Information provided –
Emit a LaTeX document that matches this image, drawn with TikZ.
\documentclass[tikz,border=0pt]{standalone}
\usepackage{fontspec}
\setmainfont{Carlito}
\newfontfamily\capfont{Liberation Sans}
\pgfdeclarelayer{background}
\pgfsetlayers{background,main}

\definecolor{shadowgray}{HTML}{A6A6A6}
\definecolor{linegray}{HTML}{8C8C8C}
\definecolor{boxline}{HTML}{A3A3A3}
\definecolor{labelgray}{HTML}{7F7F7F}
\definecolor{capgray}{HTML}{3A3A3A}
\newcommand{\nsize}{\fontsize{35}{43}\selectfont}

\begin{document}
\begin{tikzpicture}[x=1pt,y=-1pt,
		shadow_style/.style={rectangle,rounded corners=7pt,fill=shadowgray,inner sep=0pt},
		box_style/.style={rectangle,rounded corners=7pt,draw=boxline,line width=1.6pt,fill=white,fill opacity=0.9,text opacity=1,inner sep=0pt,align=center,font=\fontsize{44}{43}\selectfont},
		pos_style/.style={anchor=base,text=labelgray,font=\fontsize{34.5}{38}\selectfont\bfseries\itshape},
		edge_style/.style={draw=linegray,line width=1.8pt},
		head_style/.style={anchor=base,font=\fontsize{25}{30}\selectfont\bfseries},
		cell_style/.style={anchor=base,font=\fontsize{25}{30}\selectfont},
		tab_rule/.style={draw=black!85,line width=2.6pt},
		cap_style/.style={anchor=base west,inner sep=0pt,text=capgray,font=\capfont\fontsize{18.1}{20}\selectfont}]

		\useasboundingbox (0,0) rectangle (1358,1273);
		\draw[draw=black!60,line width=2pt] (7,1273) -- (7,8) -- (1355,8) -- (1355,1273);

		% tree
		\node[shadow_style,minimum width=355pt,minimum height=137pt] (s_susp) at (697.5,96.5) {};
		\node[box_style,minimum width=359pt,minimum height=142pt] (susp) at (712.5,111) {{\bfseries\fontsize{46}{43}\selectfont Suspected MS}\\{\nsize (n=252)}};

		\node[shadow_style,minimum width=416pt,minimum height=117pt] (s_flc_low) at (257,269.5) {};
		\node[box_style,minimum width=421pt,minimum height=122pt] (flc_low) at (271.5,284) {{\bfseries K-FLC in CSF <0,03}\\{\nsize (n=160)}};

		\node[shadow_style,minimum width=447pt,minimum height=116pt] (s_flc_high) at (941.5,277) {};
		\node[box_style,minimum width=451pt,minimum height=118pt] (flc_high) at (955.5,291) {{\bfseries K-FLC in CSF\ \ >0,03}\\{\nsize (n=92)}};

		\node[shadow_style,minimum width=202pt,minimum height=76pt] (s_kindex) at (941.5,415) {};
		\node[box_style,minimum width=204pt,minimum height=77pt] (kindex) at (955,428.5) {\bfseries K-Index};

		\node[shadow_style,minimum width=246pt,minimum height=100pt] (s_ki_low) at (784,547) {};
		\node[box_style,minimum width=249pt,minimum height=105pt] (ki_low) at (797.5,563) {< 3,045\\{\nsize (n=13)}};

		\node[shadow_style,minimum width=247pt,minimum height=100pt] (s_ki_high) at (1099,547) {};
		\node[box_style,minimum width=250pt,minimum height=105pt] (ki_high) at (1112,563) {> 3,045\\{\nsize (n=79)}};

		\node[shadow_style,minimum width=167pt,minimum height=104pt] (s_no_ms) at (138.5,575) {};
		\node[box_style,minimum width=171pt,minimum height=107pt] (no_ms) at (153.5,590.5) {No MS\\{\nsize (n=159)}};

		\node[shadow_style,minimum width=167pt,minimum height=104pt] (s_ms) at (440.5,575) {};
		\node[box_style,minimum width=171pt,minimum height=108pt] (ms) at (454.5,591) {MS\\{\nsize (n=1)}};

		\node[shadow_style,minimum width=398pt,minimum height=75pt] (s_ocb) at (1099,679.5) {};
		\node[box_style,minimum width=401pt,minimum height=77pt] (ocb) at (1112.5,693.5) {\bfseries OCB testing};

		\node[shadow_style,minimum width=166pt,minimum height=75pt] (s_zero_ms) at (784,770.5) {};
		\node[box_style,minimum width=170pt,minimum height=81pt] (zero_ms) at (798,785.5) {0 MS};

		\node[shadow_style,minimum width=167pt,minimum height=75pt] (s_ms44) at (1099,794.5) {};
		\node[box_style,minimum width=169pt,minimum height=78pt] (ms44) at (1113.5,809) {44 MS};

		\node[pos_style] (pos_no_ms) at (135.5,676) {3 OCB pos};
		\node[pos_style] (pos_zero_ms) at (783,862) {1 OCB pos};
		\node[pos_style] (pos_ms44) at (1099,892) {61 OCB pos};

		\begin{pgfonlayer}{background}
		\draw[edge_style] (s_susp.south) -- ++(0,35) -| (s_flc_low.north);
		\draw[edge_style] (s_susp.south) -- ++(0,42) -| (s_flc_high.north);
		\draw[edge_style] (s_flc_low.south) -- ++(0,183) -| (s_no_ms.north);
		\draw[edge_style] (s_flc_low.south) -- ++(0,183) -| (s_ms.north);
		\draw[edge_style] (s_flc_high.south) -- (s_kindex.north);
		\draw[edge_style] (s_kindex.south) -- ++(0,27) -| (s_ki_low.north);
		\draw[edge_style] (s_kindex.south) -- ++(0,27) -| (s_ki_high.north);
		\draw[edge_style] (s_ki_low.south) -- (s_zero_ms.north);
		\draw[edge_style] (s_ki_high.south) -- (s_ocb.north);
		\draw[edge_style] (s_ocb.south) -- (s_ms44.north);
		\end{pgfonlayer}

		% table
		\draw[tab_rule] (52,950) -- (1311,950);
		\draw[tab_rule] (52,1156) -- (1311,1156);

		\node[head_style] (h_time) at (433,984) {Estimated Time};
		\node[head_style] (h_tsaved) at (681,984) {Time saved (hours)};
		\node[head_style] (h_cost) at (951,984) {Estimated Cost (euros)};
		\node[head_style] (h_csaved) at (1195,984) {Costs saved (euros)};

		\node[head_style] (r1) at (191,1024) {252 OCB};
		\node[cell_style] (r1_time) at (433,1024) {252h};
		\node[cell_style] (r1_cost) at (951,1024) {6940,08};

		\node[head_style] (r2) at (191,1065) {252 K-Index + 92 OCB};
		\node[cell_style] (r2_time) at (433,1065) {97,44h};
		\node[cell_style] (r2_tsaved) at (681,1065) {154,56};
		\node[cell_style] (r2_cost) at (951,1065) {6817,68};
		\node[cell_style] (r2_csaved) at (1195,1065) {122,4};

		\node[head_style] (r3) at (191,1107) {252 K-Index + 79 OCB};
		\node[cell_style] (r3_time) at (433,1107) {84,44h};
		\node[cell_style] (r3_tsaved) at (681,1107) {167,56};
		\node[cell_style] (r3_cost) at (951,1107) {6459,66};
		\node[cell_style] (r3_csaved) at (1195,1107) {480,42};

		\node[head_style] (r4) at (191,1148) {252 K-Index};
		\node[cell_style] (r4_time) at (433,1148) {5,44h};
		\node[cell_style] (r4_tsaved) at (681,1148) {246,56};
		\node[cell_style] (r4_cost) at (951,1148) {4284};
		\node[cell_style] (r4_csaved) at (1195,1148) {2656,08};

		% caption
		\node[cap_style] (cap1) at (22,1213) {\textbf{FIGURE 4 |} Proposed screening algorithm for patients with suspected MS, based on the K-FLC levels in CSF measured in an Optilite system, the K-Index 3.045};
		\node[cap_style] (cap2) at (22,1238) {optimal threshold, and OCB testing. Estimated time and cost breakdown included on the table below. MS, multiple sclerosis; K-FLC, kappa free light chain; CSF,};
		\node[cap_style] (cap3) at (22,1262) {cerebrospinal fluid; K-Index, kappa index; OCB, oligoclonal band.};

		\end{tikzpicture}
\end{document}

Given request – Check every line for "with" and show the ones that have it.

Task solution –
Emit a LaTeX document that matches this image, drawn with TikZ.
		\node[cap_style] (cap1) at (22,1213) {\textbf{FIGURE 4 |} Proposed screening algorithm for patients with suspected MS, based on the K-FLC levels in CSF measured in an Optilite system, the K-Index 3.045};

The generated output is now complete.